Count the lines that include the string "this", and give only that number.

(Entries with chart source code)
● ● ● ● ●

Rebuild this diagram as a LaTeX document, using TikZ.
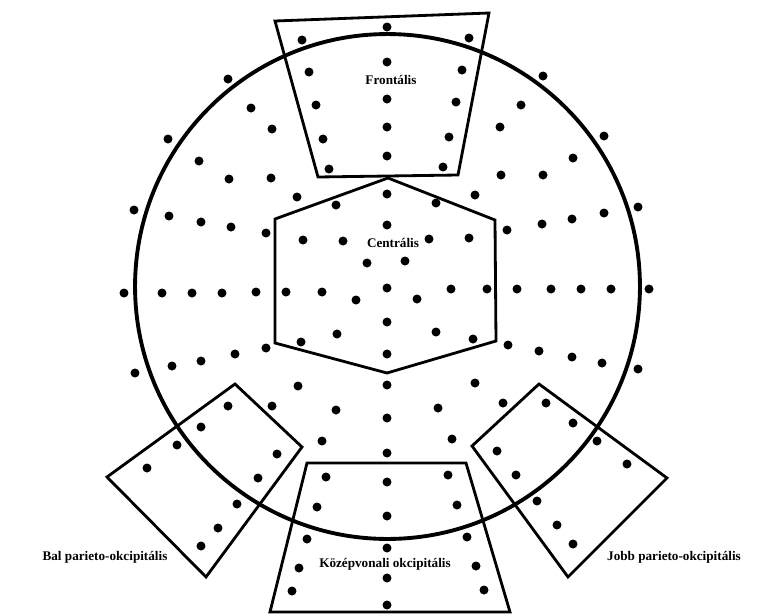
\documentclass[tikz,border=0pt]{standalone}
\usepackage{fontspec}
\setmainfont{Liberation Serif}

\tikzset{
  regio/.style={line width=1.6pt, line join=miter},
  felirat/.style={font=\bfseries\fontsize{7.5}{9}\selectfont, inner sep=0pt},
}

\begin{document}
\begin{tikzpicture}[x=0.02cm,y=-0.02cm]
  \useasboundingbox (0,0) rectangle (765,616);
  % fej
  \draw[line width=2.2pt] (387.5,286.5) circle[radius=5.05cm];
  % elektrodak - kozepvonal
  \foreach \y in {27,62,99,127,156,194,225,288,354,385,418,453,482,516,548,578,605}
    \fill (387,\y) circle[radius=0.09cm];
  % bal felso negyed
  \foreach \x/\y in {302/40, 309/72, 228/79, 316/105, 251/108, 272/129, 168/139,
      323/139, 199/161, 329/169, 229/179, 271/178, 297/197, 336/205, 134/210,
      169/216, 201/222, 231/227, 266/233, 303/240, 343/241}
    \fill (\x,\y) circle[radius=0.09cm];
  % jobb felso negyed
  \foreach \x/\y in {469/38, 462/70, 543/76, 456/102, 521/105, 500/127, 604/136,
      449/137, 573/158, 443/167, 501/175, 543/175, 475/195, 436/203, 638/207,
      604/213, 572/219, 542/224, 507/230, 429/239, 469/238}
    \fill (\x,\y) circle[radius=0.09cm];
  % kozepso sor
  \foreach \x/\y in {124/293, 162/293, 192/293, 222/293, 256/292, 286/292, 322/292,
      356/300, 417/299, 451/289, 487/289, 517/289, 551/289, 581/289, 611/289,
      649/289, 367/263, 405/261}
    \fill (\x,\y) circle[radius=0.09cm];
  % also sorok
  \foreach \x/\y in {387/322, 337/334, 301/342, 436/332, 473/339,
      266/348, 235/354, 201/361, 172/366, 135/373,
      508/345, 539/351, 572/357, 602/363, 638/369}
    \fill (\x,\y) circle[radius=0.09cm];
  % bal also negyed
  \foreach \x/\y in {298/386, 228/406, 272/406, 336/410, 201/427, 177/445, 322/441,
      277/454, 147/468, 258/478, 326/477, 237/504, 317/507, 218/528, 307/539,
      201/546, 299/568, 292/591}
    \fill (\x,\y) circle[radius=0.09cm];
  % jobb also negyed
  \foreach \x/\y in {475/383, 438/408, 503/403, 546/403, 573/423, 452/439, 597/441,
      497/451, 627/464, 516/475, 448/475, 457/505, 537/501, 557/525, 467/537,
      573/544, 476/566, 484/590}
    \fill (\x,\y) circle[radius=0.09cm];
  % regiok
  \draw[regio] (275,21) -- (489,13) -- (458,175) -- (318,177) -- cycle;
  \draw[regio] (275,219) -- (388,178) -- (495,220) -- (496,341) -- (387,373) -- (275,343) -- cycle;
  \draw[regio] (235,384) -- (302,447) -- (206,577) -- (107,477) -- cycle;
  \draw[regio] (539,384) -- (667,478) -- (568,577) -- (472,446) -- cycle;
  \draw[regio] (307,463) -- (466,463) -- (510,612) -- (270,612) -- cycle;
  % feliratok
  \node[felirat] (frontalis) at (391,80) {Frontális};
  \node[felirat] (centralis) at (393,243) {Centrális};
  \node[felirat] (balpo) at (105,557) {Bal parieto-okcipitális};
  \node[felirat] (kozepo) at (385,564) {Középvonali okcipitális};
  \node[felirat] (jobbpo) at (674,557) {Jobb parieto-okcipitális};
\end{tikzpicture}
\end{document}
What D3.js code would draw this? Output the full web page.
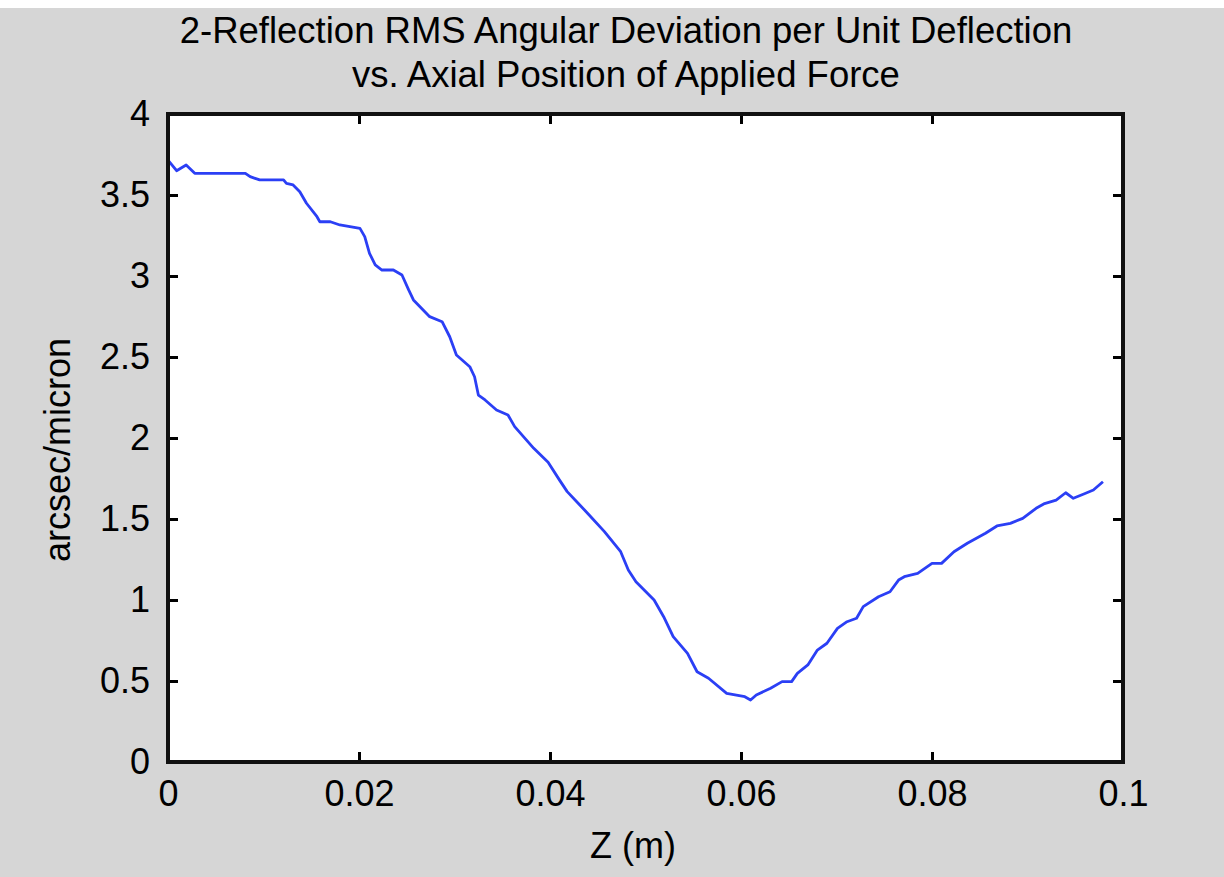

● ● ● ● ●

Exercise output »
2